Erste Vorboten der angedrohten Gewalt konnte Brasilien-Experte Bolte bereits vor Bolsonaros Triumph ausmachen: "Die Militärpolizei ist bereits in den letzten Tagen vor dem zweiten Wahlgang in mehr als 20 Universitäten eingedrungen, um Debatten aufzulösen." Freie Meinungsäußerung sei schon jetzt "an diesen Symbolorten des Widerstandes gegen die Militärdiktatur" nicht mehr möglich. Zudem fühlten sich Bolsonaros Anhänger durch seine aggressive Rhetorik ermutigt, gewalttätig auf politisch Andersdenkende loszugehen. "In manchen Regionen liefen Anhänger des Gegenkandidaten Haddad Gefahr, gelyncht zu werden", so Bolte. Auch um die brasilianischen Partner des Hilfswerks macht er sich Sorgen: "Unsere Adveniat-Projektpartner werden bereits verfolgt und angegriffen, weil sie sich für Arme, Indigene, Afrobrasilianer oder Häftlinge einsetzen."

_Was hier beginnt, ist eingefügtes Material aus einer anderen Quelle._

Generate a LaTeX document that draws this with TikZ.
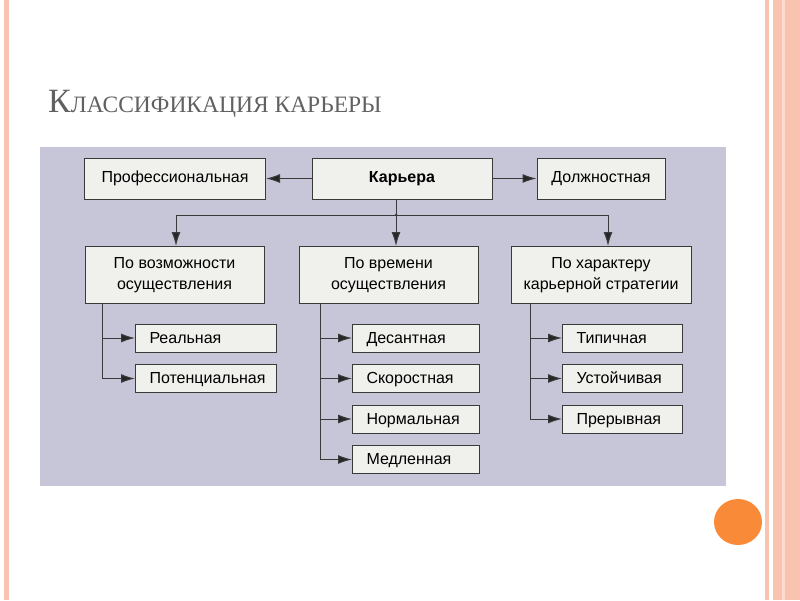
\documentclass[tikz,border=0pt]{standalone}
\usepackage{fontspec}
\setmainfont{Liberation Sans}
\newfontfamily\titlefont{Liberation Serif}
\usetikzlibrary{positioning,arrows.meta}

\definecolor{panel}{HTML}{C6C6D8}
\definecolor{boxfill}{HTML}{F0F0EC}
\definecolor{edge}{HTML}{3A3A3A}
\definecolor{rim}{HTML}{F8C4B0}
\definecolor{dot}{HTML}{F98A38}

\begin{document}
\begin{tikzpicture}[x=1pt,y=-1pt,
  cell/.style={draw=edge,line width=1pt,fill=boxfill,font=\fontsize{16}{21}\selectfont,align=center,inner sep=0pt},
  head/.style={cell,minimum height=41pt},
  group/.style={cell,minimum height=57pt,minimum width=179pt},
  leaf/.style={cell,minimum height=28pt,align=left,anchor=west,inner xsep=14pt,text height=12.5pt,text depth=2.5pt},
  link/.style={draw=edge,line width=1pt},
  arr/.style={link,-{Latex[length=14pt,width=9pt,fill=black!85]}}]
\useasboundingbox (0,0) rectangle (800,600);
% slide frame
\fill[white] (0,0) rectangle (800,600);
\fill[rim] (4,0) rectangle (9,600);
\fill[rim] (765,0) rectangle (769,600);
\fill[rim] (773,0) rectangle (800,600);
\fill[rim!60] (782,0) rectangle (785,600);
\fill[dot] (738,522) ellipse (24 and 23);
\node[anchor=base west,text=black!62,font=\titlefont,inner sep=0pt] (title) at (48,112)
  {{\fontsize{34}{34}\selectfont К}{\fontsize{23.5}{24}\selectfont ЛАССИФИКАЦИЯ КАРЬЕРЫ}};
\fill[panel] (40,147) rectangle (726,486);

\node[head,minimum width=180pt,font=\fontsize{16}{21}\selectfont\bfseries] (kar) at (402,178.5) {Карьера};
\node[head,minimum width=181pt] (prof) at (175,178.5) {Профессиональная};
\node[head,minimum width=128pt] (dolzh) at (601,178.5) {Должностная};
\node[group] (voz) at (174.5,275) {По возможности\\осуществления};
\node[group] (vrem) at (388.5,275) {По времени\\осуществления};
\node[group,minimum width=180pt] (har) at (601,275) {По характеру\\карьерной стратегии};

\begin{scope}[leaf/.append style={text width=113pt}]
\node[leaf] (real) at (135,338) {Реальная};
\node[leaf,below=11.5pt of real.south west,anchor=north west] (pot) {Потенциальная};
\end{scope}
\begin{scope}[leaf/.append style={text width=99pt}]
\node[leaf] (des) at (352,338) {Десантная};
\node[leaf,below=11.5pt of des.south west,anchor=north west] (skor) {Скоростная};
\node[leaf,below=11.5pt of skor.south west,anchor=north west] (norm) {Нормальная};
\node[leaf,below=11.5pt of norm.south west,anchor=north west] (medl) {Медленная};
\end{scope}
\begin{scope}[leaf/.append style={text width=92pt}]
\node[leaf] (tip) at (562,338) {Типичная};
\node[leaf,below=11.5pt of tip.south west,anchor=north west] (ust) {Устойчивая};
\node[leaf,below=11.5pt of ust.south west,anchor=north west] (prer) {Прерывная};
\end{scope}

\draw[arr] (kar) -- (prof);
\draw[arr] (kar) -- (dolzh);
\coordinate (bus) at (396,215);
\coordinate (busl) at (176,215);
\coordinate (busr) at (608,215);
\draw[link] (kar.south -| bus) -- (bus);
\draw[link] (busl) -- (busr);
\fill[edge] (bus) circle (1.5);
\foreach \c/\g in {busl/voz,bus/vrem,busr/har}
  \draw[arr] (\c) -- (\c |- \g.north);

\coordinate (sv) at (102,0);
\coordinate (st) at (320,0);
\coordinate (sh) at (530,0);
\draw[link] (voz.south -| sv) -- (pot.west -| sv);
\draw[link] (vrem.south -| st) -- (medl.west -| st);
\draw[link] (har.south -| sh) -- (prer.west -| sh);
\foreach \x in {real,pot}
  \draw[arr] (\x.west -| sv) -- (\x.west);
\foreach \x in {des,skor,norm,medl}
  \draw[arr] (\x.west -| st) -- (\x.west);
\foreach \x in {tip,ust,prer}
  \draw[arr] (\x.west -| sh) -- (\x.west);
\end{tikzpicture}
\end{document}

Ein "schwarzer Tag" für Indigene

Diese Bedenken teilt auch Yvonne Bangert von der Gesellschaft für bedrohte Völker aus Göttingen. Sie bezeichnete die Wahl sogar als "schwarzen Tag" für die indigenen Völker. In den vergangenen Jahrzehnten waren viele Territorien der Ureinwohner rechtlich anerkannt worden. Da Bolsonaro seinen Erfolg zu einem großen Teil den wirtschaftlichen Eliten Brasiliens verdankt, versprach er im Wahlkampf, den traditionellen Völkern "keinen Zentimeter Land" zu geben. Nun könnten diese Landstriche ihren Schutzstatus verlieren und für die Rohstoffförderung geöffnet werden. "Ohne einen wirksamen Schutz der Wälder sind auch ihre indigenen Bewohner akut bedroht", so Bangert.

Pirmin Spiegel, der Geschäftsführer des Bischöflichen Hilfswerks Misereor, kennt Brasilien von seiner 15-jährigen Tätigkeit als Pfarrer dort sehr gut. "Nach der Wahl von Jair Bolsonaro befürchte ich, dass die Rechte der Minderheiten und Verletzlichsten in Brasilien drastisch eingeschränkt werden", so Spiegel. Besonders Nichtregierungsorganisationen würden keinen Einfluss mehr erhalten. Diese treffe auch die katholische Kirche und ihre Einrichtungen, ist sich Spiegel sicher. Schließlich hatten sich die brasilianischen Bischöfe offen gegen den nun gewählten Präsidenten gestellt. Der evangelikale Christ Bolsonaro beschimpfte sie in den letzten Wochen daher als "verfaulten Teil der Kirche". Bereits während der brasilianischen Militärdiktatur hatte die katholische Kirche das herrschende Regime kritisiert und sich für die an Armut leidende Bevölkerung eingesetzt. Spiegel ist überzeugt: "Zivilcourage wird mehr denn je notwendig sein." Auch heute.